Plaintiff further relies upon Shapiro v. Thompson, 394 U.S. 618, 89 S. Ct. 1322, 22 L. Ed. 2d 600 (1969), for the proposition that his right to free travel has been chilled. The application of that principle to the case under consideration appears unsound, if not farfetched.

The Supreme Court undertook to explain its holding in Shapiro in the case of Dunn v. Blumstein, 405 U.S. 330, 92 S. Ct. 995, 31 L. Ed. 2d 274 (1972). In both cases, the Court was faced with a durational residency requirement that had the effect of penalizing the nonresident for purposes of welfare benefits and voting privileges, respectively. The Court required, in such cases, that the state demonstrate a compelling governmental interest for, due to the penal nature of the requirement, it would be subjected to close judicial scrutiny. That is not the case here.

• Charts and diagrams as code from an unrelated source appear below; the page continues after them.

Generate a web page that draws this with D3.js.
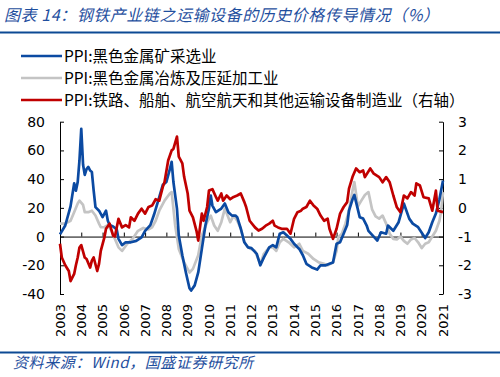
<!DOCTYPE html>
<html><head><meta charset="utf-8">
<script src="https://cdn.jsdelivr.net/npm/d3@7"></script>
<style>
body{margin:0;background:#fff;}
svg{display:block;}
</style></head>
<body>
<svg id="c" width="500" height="377"></svg>
<script>
// ---- data ----
const title = "图表 14：钢铁产业链之运输设备的历史价格传导情况（%）";
const source = "资料来源：Wind，国盛证券研究所";
const seriesNames = ["PPI:黑色金属矿采选业","PPI:黑色金属冶炼及压延加工业","PPI:铁路、船舶、航空航天和其他运输设备制造业（右轴）"];
const yearTicks = d3.range(2003, 2022);
const leftTicks = [-40,-20,0,20,40,60,80];
const rightTicks = [-3,-2,-1,0,1,2,3];

const blueDates = ["2003-01","2003-04","2003-07","2003-09","2003-10","2003-11","2003-12","2004-01","2004-02","2004-03","2004-04","2004-05","2004-06","2004-07","2004-08","2004-09","2004-11","2005-01","2005-03","2005-04","2005-05","2005-07","2005-09","2005-10","2005-12","2006-02","2006-05","2006-08","2006-11","2007-01","2007-04","2007-06","2007-09","2007-11","2008-01","2008-03","2008-04","2008-05","2008-07","2008-08","2008-10","2008-12","2009-02","2009-03","2009-05","2009-07","2009-09","2009-11","2010-01","2010-02","2010-03","2010-05","2010-08","2010-10","2010-12","2011-02","2011-04","2011-05","2011-07","2011-09","2011-11","2012-01","2012-04","2012-06","2012-08","2012-11","2013-01","2013-03","2013-05","2013-07","2013-09","2013-11","2014-01","2014-04","2014-06","2014-08","2014-11","2015-02","2015-04","2015-07","2015-09","2015-11","2016-01","2016-03","2016-05","2016-07","2016-08","2016-10","2016-11","2017-02","2017-04","2017-06","2017-07","2017-12","2018-02","2018-05","2018-06","2018-09","2018-12","2019-03","2019-06","2019-08","2019-11","2020-03","2020-05","2020-07","2020-09","2020-11","2021-01"];
const blueValues = [1.5,7.7,21,37,32,38,53,75,50,43,47,48.5,46,45,32,20.5,18,13.5,18,11,8,7,5,-1.6,-6,-4,-4,-3,-0.5,4,8,15,27.5,36,38,47,52,38,19.5,0.7,-13,-25,-36,-37.6,-34,-25,-8.6,7.7,19.5,28.6,21.6,17,19.5,23,17,14.6,14.6,13.5,5.6,-4,-7.5,-8,-12,-20,-14.5,-7.5,-6,-7.5,2,3,0.7,-1.6,-5,-8.6,-13,-19,-21.5,-23,-20,-20,-19,-18,-5,-4,2,8,18,26,29,13.5,12.5,7.7,4,-2.8,3,2,7.7,4,10,23,12.5,9,6.5,-1,3,10,16,26,39];

const greyDates = ["2003-01","2003-04","2003-07","2003-09","2003-11","2003-12","2004-02","2004-03","2004-05","2004-07","2004-09","2004-11","2004-12","2005-02","2005-04","2005-06","2005-08","2005-10","2005-12","2006-03","2006-06","2006-09","2006-12","2007-03","2007-05","2007-07","2007-09","2007-12","2008-03","2008-04","2008-06","2008-08","2008-11","2009-02","2009-04","2009-07","2009-09","2009-12","2010-02","2010-04","2010-06","2010-08","2010-10","2011-01","2011-03","2011-05","2011-07","2011-09","2011-11","2012-03","2012-06","2012-08","2012-11","2013-01","2013-03","2013-05","2013-07","2013-10","2014-01","2014-04","2014-06","2014-09","2014-12","2015-03","2015-06","2015-08","2015-11","2016-01","2016-02","2016-04","2016-06","2016-08","2016-10","2016-11","2017-01","2017-03","2017-05","2017-07","2017-09","2017-11","2018-01","2018-03","2018-05","2018-07","2018-09","2018-11","2019-01","2019-03","2019-05","2019-07","2019-09","2019-11","2020-01","2020-03","2020-05","2020-07","2020-09","2020-11","2020-12","2021-01"];
const greyValues = [9,9,11,17,23,25,22,17,17,18,14.7,9,6.5,6.5,8,4,-1.6,-7.5,-10,-5,-1.6,4,6,5,6.5,11,18,25,30,31,7.7,-8.6,-18,-25,-22.5,-13,0.7,10,14.6,7.7,4,10,19.5,10,14.6,11,5.6,-4,-7.5,-10,-19,-12,-7.5,-7.5,-10,-4,-1.6,-4,-7.5,-5,-10,-12,-15.6,-18,-19,-20,-18,-10,-0.5,2,9,18,32,38,21,25,29,31,19,14,12.5,14.6,9,2,-1.6,-2,0,-3,-5,-2,-1,-4,-8,-5,-4,0,4,11,18,31];

const redDates = ["2003-01","2003-02","2003-04","2003-06","2003-07","2003-09","2003-10","2003-11","2003-12","2004-01","2004-03","2004-04","2004-06","2004-07","2004-08","2004-10","2004-11","2004-12","2005-02","2005-03","2005-05","2005-07","2005-08","2005-10","2005-12","2006-02","2006-04","2006-05","2006-07","2006-09","2006-11","2007-01","2007-03","2007-05","2007-07","2007-09","2007-11","2007-12","2008-02","2008-04","2008-05","2008-07","2008-08","2008-10","2008-11","2009-01","2009-02","2009-04","2009-06","2009-07","2009-09","2009-10","2009-12","2010-01","2010-03","2010-05","2010-06","2010-08","2010-09","2010-11","2011-01","2011-03","2011-05","2011-07","2011-09","2011-10","2011-12","2012-03","2012-05","2012-07","2012-09","2012-11","2013-01","2013-02","2013-04","2013-06","2013-09","2013-11","2014-01","2014-03","2014-05","2014-06","2014-08","2014-10","2014-12","2015-02","2015-04","2015-06","2015-08","2015-09","2015-11","2016-01","2016-03","2016-05","2016-07","2016-08","2016-10","2016-12","2017-02","2017-04","2017-05","2017-08","2017-10","2018-01","2018-03","2018-05","2018-07","2018-09","2018-11","2019-01","2019-03","2019-05","2019-07","2019-09","2019-10","2019-12","2020-02","2020-05","2020-07","2020-09","2020-10","2021-01"];
const redValues = [-1.25,-1.73,-2.0,-2.2,-2.55,-2.3,-2.0,-1.73,-1.38,-1.3,-1.73,-1.78,-2.08,-1.84,-1.73,-2.2,-1.95,-1.5,-1.03,-0.73,-0.55,-0.97,-1.0,-0.38,-0.68,-0.6,-0.68,-0.33,-0.45,-0.2,-0.03,-0.2,0.03,0.08,0.3,0.25,0.73,0.9,1.65,2.0,2.05,2.48,1.78,1.55,1.08,0.5,-0.1,-0.33,-0.8,-1.14,-0.2,-0.45,0.03,0.6,0.65,0.38,0.25,0.5,0.25,0.43,0.3,0.38,0.43,0.5,0.2,0.03,-0.45,-0.68,-0.79,-0.73,-0.62,-0.55,-0.45,-0.62,-0.68,-0.73,-0.73,-0.9,-0.38,-0.15,-0.1,-0.03,0.03,0.25,0.08,-0.03,-0.27,-0.45,-0.38,-0.73,-1.08,-0.73,-0.2,0.03,0.2,0.67,1.08,1.37,1.24,1.3,1.07,1.37,1.19,1.07,0.89,1.07,0.89,0.43,0.02,-0.15,0.43,0.33,0.55,0.43,0.85,0.78,0.37,0.33,-0.1,0.6,-0.1,-0.15];

// ---- drawing ----
const svg = d3.select("#c");
const parse = d3.timeParse("%Y-%m");
const colors = ["#0b4aa2","#c4c4c4","#c00000"];
const cjk = "'Noto Sans CJK SC','Noto Sans',sans-serif";
const num = "'DejaVu Sans',sans-serif";

const x = d3.scaleTime().domain([new Date(2003,0,1), new Date(2021,0,1)]).range([60, 443]);
const yL = d3.scaleLinear().domain([-40,80]).range([294,121.7]);
const yR = d3.scaleLinear().domain([-3,3]).range([294,121.7]);

// title
svg.append("text").attr("x",4).attr("y",21).text(title)
  .attr("font-family",cjk).attr("font-size",16).attr("font-style","italic")
  .attr("letter-spacing",0.55).attr("fill","#1f4f9e");
svg.append("line").attr("x1",0).attr("x2",500).attr("y1",32.5).attr("y2",32.5)
  .attr("stroke","#0d4a94").attr("stroke-width",2.2);

// legend
seriesNames.forEach((n,i)=>{
  const yy = 56 + i*22;
  svg.append("line").attr("x1",21).attr("x2",62).attr("y1",yy).attr("y2",yy)
    .attr("stroke",colors[i]).attr("stroke-width",2.5);
  svg.append("text").attr("x",64).attr("y",yy+6).text(n)
    .attr("font-family",cjk).attr("font-size",15.5).attr("fill","#000");
});

// axes
const fmt = d => String(d);
const gL = svg.append("g").attr("transform","translate(60,0)")
  .call(d3.axisLeft(yL).tickValues(leftTicks).tickFormat(fmt).tickSizeInner(-4).tickSizeOuter(0).tickPadding(15));
const gR = svg.append("g").attr("transform","translate(443,0)")
  .call(d3.axisRight(yR).tickValues(rightTicks).tickFormat(fmt).tickSizeInner(-4).tickSizeOuter(0).tickPadding(15));
[gL,gR].forEach(g=>{
  g.select(".domain").attr("stroke","#000");
  g.selectAll(".tick line").attr("stroke","#000");
  g.selectAll("text").attr("font-family",num).attr("font-size",14).attr("fill","#000");
});

const gX = svg.append("g").attr("transform",`translate(0,${yL(0)})`)
  .call(d3.axisBottom(x).tickValues(yearTicks.map(y=>new Date(y,0,1))).tickSizeInner(-4).tickSizeOuter(0).tickFormat(d=>""));
gX.select(".domain").attr("stroke","#000");
gX.selectAll(".tick line").attr("stroke","#000");

// x labels (rotated) below plot
svg.append("g").selectAll("text").data(yearTicks).join("text")
  .attr("transform",d=>`translate(${x(new Date(d,0,1))},304) rotate(-90)`)
  .attr("text-anchor","end").attr("dy","0.36em")
  .attr("font-family",num).attr("font-size",13).attr("fill","#000")
  .text(d=>d);

// lines
function mk(dates, vals){ return dates.map((d,i)=>({date:parse(d), v:vals[i]})); }
const lineL = d3.line().x(d=>x(d.date)).y(d=>yL(d.v));
const lineR = d3.line().x(d=>x(d.date)).y(d=>yR(d.v));
svg.append("path").datum(mk(greyDates,greyValues)).attr("d",lineL)
  .attr("fill","none").attr("stroke",colors[1]).attr("stroke-width",2.7).attr("stroke-linejoin","round");
svg.append("path").datum(mk(blueDates,blueValues)).attr("d",lineL)
  .attr("fill","none").attr("stroke",colors[0]).attr("stroke-width",2.7).attr("stroke-linejoin","round");
svg.append("path").datum(mk(redDates,redValues)).attr("d",lineR)
  .attr("fill","none").attr("stroke",colors[2]).attr("stroke-width",2.7).attr("stroke-linejoin","round");

// footer
svg.append("line").attr("x1",0).attr("x2",500).attr("y1",352.5).attr("y2",352.5)
  .attr("stroke","#0d4a94").attr("stroke-width",2);
svg.append("text").attr("x",13).attr("y",368).text(source)
  .attr("font-family",cjk).attr("font-size",15).attr("font-style","italic")
  .attr("letter-spacing",0.6).attr("fill","#1f4f9e");
</script>
</body></html>
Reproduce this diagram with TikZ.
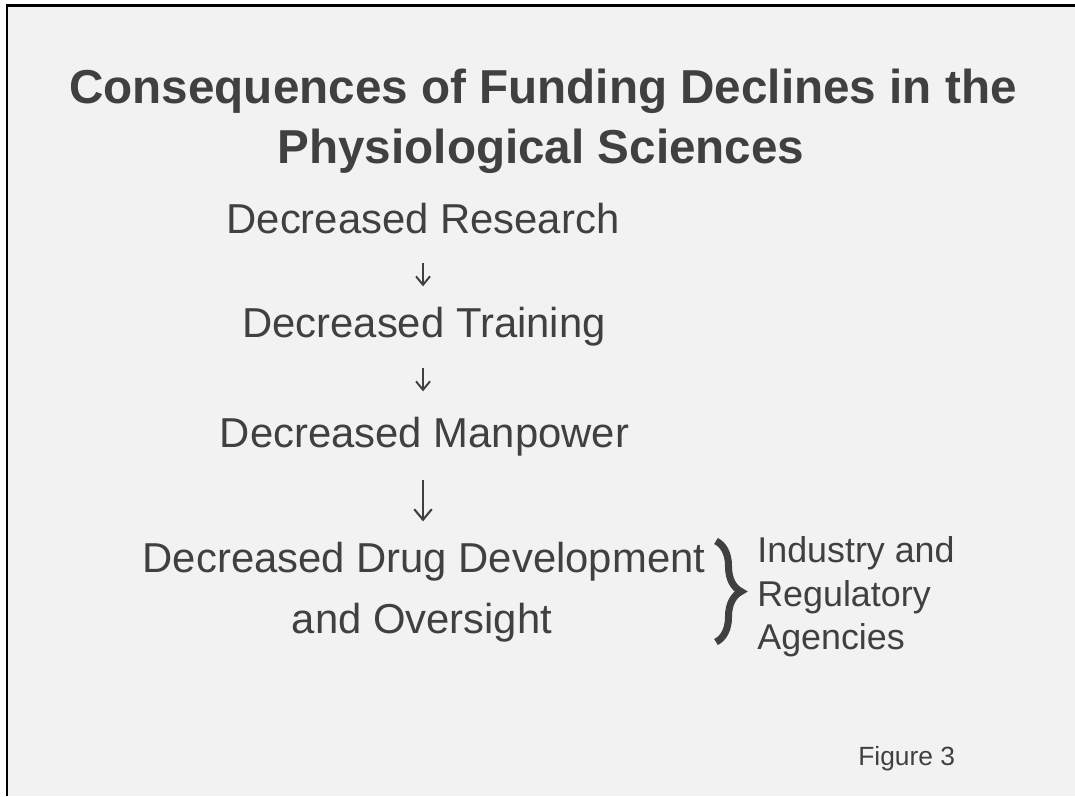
\documentclass[tikz,border=0pt]{standalone}
\usepackage{fontspec}
\setmainfont{Liberation Sans}
\usetikzlibrary{arrows.meta,decorations.pathreplacing}
\pgfdeclarelayer{backlayer}
\pgfdeclarelayer{edgelayer}
\pgfdeclarelayer{nodelayer}
\pgfsetlayers{backlayer,edgelayer,nodelayer,main}
\definecolor{ink}{HTML}{404040}
\definecolor{paper}{HTML}{F2F2F2}
\tikzset{font=\fontsize{23.8}{28}\selectfont}
\tikzstyle{none}=[inner sep=0pt]
\tikzstyle{heading}=[inner sep=0pt,anchor=base,text=ink,font=\fontsize{27.1}{32}\selectfont\bfseries]
\tikzstyle{stage}=[inner sep=0pt,anchor=base,text=ink]
\tikzstyle{side}=[inner sep=0pt,anchor=base west,text=ink,font=\fontsize{20.4}{24}\selectfont]
\tikzstyle{caption}=[inner sep=0pt,anchor=base west,text=ink,font=\fontsize{15}{18}\selectfont]
\tikzstyle{flow}=[draw=ink,line width=1.1pt,-{Straight Barb[length=0.17cm,width=0.28cm]}]
\tikzstyle{bigflow}=[draw=ink,line width=1.2pt,-{Straight Barb[length=0.21cm,width=0.35cm]}]
\tikzstyle{curly}=[draw=ink,line width=4pt,decorate,decoration={brace,amplitude=0.5cm}]

\begin{document}
\begin{tikzpicture}
	\useasboundingbox (0,0) rectangle (21.5,-15.92);
	\begin{pgfonlayer}{backlayer}
		\fill[paper] (0.14,-0.10) rectangle (21.5,-15.92);
		\draw[line width=1.7pt] (0.14,-15.92) -- (0.14,-0.10) -- (21.5,-0.10);
	\end{pgfonlayer}
	\begin{pgfonlayer}{nodelayer}
		\node [style=heading] (0) at (10.86, -2.06) {Consequences of Funding Declines in the};
		\node [style=heading] (1) at (10.82, -3.26) {Physiological Sciences};
		\node [style=stage] (2) at (8.46, -4.66) {Decreased Research};
		\node [style=stage] (3) at (8.48, -6.74) {Decreased Training};
		\node [style=stage] (4) at (8.49, -8.94) {Decreased Manpower};
		\node [style=stage] (5) at (8.48, -11.44) {Decreased Drug Development};
		\node [style=stage] (6) at (8.44, -12.66) {and Oversight};
		\node [style=none] (7) at (14.32, -10.82) {};
		\node [style=none] (8) at (14.32, -12.84) {};
		\node [style=side] (9) at (15.14, -11.24) {Industry and};
		\node [style=side] (10) at (15.14, -12.12) {Regulatory};
		\node [style=side] (11) at (15.14, -12.98) {Agencies};
		\node [style=caption] (12) at (17.16, -15.30) {Figure 3};
	\end{pgfonlayer}
	\begin{pgfonlayer}{edgelayer}
		\draw [style=flow, shorten <=0.58cm, shorten >=0.4cm] (2.south) to (2.south |- 3.north);
		\draw [style=flow, shorten <=0.44cm, shorten >=0.5cm] (2.south |- 3.south) to (2.south |- 4.north);
		\draw [style=bigflow, shorten <=0.48cm, shorten >=0.4cm] (2.south |- 4.south) to (2.south |- 5.north);
		\draw [style=curly] (7.center) to (8.center);
	\end{pgfonlayer}
\end{tikzpicture}
\end{document}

The language of Vlandis itself recognizes that a state has an interest in setting tuition rates and while residency must first be established in order to obtain the benefits of a lower rate, it is not a penalty in the sense as was found in Shapiro or Dunn. Plaintiff has not been penalized for exercising his right to travel from Idaho, or California, or Arizona to the State of Tennessee in this case. Therefore, his claim under this rationale appears to be without merit.

In retrospect, this Court, had it been sitting as a member of the Committee on Fee Classification, or as the Chancellor or President of the University or as a member of the Board of Trustees, may well have voted to reclassify plaintiff, or it may well have voted otherwise after hearing all the proof. But that is not the point. The function of this Court in this case and in all cases like it, is to determine whether or not the administrators acted reasonably or unreasonably, or capriciously and arbitrarily.

It is the opinion of the Court that the evidence presented here does not demonstrate that the administrators of the University of Tennessee acted arbitrarily or unreasonably. Accordingly, it is Ordered that plaintiff's case be, and same hereby is, dismissed.